Is there a much cleaner and more efficient step by step way of doing this?
Stop the server.
Copy the datadir while retaining permissions - use cp -aRv.
Then (easiest, as it avoids the need to modify initscripts) just move the old datadir aside and symlink the old path to the new location.
Thanks for the accepted answer. Instead of the symlink you can also use a bind mount. That way it is independent from the file system. If you want to use a dedicated hard drive for the database you can also mount it normally. to the data directory.
I did the latter. Here are my steps if someone needs a reference. I ran this as a script on many AWS instances.
# stop postgres server
sudo service postgresql stop
# create new filesystem in empty hard drive
sudo mkfs.ext4 /dev/xvdb
# mount it
mkdir /tmp/pg
sudo mount /dev/xvdb /tmp/pg/
# copy the entire postgres home dir content
sudo cp -a /var/lib/postgresql/. /tmp/pg
# mount it to the correct directory
sudo umount /tmp/pg
sudo mount /dev/xvdb /var/lib/postgresql/
# see if it is mounted
mount | grep postgres
# add the mount point to fstab
echo "/dev/xvdb /var/lib/postgresql ext4 rw 0 0" | sudo tee -a /etc/fstab
# when database is in use, observe that the correct disk is being used
watch -d grep xvd /proc/diskstats
A clarification.
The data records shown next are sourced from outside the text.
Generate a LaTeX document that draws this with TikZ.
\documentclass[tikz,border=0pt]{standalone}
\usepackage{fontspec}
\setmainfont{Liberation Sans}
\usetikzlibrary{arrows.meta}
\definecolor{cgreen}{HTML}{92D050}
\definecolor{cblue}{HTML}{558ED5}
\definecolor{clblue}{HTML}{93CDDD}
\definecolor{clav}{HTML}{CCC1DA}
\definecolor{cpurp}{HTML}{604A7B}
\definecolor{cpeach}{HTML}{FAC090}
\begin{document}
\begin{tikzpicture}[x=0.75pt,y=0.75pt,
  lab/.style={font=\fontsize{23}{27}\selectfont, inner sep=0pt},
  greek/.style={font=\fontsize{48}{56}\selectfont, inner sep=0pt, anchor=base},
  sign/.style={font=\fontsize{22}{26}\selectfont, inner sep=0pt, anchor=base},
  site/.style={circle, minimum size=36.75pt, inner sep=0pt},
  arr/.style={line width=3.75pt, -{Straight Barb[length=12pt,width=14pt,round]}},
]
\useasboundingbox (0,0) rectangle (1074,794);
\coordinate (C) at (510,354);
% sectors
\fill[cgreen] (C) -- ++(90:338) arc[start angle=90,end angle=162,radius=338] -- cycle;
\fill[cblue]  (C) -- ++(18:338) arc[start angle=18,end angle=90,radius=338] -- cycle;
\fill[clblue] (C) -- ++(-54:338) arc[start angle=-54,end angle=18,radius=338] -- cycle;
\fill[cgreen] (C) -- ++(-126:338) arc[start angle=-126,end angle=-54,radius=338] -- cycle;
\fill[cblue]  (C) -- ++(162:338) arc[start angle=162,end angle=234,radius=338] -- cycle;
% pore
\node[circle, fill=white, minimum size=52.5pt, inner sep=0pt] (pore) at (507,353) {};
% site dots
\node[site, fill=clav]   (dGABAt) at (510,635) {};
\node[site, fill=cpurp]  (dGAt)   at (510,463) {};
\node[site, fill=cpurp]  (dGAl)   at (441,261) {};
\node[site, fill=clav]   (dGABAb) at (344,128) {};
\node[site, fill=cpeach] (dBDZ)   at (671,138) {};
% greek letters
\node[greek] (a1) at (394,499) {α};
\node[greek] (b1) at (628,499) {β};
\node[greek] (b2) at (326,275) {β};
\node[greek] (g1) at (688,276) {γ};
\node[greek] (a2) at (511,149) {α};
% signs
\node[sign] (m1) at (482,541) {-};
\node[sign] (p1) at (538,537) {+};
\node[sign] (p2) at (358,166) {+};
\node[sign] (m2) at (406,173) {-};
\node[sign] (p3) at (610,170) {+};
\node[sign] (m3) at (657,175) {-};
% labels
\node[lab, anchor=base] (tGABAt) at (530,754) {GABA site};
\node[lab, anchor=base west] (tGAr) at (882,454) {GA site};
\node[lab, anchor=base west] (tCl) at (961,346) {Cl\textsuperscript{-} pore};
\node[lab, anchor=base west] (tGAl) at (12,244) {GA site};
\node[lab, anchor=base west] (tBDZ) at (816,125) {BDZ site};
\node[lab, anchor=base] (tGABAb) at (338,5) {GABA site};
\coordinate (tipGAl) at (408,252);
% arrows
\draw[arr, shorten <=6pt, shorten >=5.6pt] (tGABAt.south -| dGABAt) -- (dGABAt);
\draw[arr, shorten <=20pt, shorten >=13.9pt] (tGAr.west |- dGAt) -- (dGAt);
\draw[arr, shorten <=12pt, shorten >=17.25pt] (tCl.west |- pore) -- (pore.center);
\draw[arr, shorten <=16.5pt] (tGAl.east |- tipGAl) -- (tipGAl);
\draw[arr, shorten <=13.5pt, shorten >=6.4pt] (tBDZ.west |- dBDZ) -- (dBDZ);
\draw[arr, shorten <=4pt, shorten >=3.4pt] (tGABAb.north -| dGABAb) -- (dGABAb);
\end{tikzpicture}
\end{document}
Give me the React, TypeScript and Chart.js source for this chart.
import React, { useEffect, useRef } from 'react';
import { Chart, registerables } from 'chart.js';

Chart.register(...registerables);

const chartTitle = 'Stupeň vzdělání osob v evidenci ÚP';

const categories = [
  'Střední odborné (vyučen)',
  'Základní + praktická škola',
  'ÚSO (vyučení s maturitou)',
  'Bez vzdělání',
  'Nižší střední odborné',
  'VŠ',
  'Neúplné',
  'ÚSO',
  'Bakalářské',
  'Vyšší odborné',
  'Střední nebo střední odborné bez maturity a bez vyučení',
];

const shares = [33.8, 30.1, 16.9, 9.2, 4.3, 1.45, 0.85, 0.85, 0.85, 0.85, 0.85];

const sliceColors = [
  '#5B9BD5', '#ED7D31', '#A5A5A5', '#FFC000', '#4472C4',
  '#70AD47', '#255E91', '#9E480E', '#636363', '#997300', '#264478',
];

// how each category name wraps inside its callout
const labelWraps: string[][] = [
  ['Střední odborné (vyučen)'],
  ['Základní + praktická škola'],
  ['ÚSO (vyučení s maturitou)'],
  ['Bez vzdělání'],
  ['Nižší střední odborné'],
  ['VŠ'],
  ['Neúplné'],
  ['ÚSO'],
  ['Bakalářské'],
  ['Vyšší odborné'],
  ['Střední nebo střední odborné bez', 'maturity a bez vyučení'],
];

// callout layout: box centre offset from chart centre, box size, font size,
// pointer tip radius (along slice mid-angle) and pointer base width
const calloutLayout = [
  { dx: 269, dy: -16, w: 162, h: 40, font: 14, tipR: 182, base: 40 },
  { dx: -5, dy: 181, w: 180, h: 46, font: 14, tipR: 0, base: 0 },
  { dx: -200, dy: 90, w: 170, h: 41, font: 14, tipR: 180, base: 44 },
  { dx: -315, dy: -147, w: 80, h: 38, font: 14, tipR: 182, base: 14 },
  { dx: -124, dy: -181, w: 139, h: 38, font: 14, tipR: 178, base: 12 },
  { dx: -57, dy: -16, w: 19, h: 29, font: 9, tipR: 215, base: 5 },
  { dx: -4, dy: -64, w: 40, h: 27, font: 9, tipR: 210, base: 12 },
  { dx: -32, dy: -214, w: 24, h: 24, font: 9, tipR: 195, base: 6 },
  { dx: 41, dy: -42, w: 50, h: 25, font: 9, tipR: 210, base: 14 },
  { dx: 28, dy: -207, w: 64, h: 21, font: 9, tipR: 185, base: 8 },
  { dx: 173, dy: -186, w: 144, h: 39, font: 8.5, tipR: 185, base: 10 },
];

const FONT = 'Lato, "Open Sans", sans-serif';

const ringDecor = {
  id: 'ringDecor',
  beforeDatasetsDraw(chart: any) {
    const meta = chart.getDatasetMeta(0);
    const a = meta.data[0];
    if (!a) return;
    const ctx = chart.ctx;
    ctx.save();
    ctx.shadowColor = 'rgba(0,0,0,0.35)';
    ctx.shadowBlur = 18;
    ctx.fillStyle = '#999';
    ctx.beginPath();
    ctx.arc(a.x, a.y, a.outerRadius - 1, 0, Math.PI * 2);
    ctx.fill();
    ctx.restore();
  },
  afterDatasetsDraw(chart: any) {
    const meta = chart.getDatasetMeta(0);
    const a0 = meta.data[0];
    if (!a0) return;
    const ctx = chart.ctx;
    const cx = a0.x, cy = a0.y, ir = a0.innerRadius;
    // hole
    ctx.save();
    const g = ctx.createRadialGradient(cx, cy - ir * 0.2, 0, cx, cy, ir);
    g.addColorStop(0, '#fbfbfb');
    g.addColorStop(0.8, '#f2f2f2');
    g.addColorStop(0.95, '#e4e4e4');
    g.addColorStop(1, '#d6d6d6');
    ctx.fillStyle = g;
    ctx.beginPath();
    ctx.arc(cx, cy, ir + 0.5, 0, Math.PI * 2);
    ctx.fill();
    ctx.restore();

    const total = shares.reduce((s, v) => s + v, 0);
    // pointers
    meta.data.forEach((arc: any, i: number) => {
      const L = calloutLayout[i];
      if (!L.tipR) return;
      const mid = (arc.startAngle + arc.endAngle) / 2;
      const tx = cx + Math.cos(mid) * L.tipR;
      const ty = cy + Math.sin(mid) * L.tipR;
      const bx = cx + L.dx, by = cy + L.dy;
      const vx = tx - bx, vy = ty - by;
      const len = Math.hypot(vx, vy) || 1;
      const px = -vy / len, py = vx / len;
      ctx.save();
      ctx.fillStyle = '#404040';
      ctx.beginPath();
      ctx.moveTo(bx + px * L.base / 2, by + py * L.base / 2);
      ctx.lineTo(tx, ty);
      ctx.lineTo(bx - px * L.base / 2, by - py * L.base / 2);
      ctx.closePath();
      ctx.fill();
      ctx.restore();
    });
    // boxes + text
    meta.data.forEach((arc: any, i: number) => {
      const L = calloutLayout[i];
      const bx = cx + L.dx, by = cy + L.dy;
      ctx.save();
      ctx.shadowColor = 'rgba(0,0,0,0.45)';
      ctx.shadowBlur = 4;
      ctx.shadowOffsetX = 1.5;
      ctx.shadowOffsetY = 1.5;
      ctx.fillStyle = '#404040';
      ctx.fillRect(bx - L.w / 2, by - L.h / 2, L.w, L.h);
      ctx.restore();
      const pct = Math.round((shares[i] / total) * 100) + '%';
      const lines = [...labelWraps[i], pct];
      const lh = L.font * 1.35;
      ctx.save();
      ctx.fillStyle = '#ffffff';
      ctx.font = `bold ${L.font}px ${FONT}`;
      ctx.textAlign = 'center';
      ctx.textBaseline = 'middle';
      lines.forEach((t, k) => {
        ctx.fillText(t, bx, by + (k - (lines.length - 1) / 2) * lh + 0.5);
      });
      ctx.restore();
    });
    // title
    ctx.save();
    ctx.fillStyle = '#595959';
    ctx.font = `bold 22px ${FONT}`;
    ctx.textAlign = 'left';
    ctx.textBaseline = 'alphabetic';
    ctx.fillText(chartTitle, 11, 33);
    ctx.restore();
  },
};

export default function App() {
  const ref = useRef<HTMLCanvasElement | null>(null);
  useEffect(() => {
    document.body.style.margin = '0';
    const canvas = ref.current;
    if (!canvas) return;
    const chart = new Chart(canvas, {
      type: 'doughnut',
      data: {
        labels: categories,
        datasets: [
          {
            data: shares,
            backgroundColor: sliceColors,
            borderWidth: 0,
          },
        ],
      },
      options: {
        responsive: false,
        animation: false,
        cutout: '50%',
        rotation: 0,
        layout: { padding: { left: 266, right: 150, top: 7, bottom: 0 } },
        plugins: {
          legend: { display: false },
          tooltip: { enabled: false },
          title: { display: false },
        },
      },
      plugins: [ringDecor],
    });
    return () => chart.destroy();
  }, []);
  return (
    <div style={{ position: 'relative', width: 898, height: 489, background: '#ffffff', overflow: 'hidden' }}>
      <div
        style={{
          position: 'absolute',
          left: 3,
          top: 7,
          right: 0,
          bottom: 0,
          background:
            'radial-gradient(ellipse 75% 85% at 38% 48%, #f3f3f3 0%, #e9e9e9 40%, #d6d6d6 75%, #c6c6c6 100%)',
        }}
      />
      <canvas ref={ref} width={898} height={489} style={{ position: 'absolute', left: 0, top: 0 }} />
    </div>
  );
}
It is the particular AMI that you used that sets ubuntu as the default user, this may not apply to other AMIs.
In essence if you are trying move data manually, you will probably need to do so as the root user, and then make sure its available to whatever user postgres is running with.
You also do have the option of snapshotting the volume and increasing the size of the a volume created from the snapshot. Then you could replace the volume on your instance with the new volume (You probably will have to resize the partition to take advantage of all the space).